Favre reagierte zur Pause, brachte Julian Weigl für den völlig indisponierten Zagadou. Am Spiel änderte das wenig: Die Bayern ließen es nun zwar deutlich ruhiger angehen – wirkten aber stets gefährlich, wenn sie mal das Tempo anzogen. Die BVB-Spieler kamen dann und wann mal über die Mittellinie, versuchten ein paar Konter, die aber schlampig ausgespielt wurden und in Fehlpässen oder Abseitspositionen versiegten.

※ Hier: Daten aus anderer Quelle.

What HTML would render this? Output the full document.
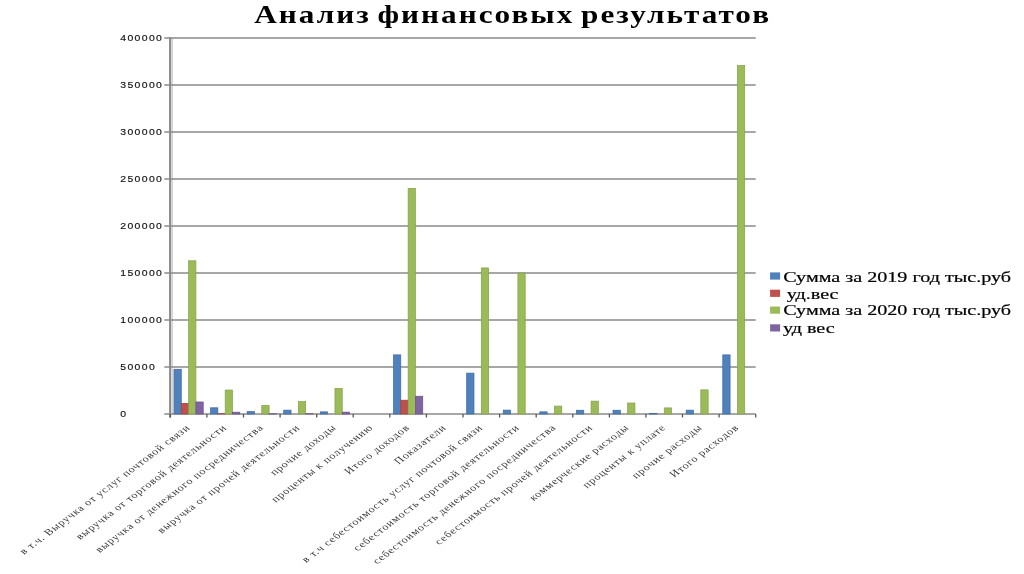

Lewandowski markiert den Endstand
Favre brachte noch Mario Götze für Dahoud und Marius Wolf für Piszczek, ansonsten plätscherte die Partie ihrem Ende entgegen. Die Bayern verwalteten das Spiel souverän seinem Ende entgegen – und legten kurz vor Schluss noch einmal nach: Gnabry lief auf der rechten Seite wieder einmal davon und legte quer auf Lewandowski, der nur noch einschieben musste (89.).
Die Dortmunder waren nie auch nur ansatzweise auf Augenhöhe – und müssen nun hoffen, diese Abreibung möglichst schnell aus den Köpfen zu bekommen.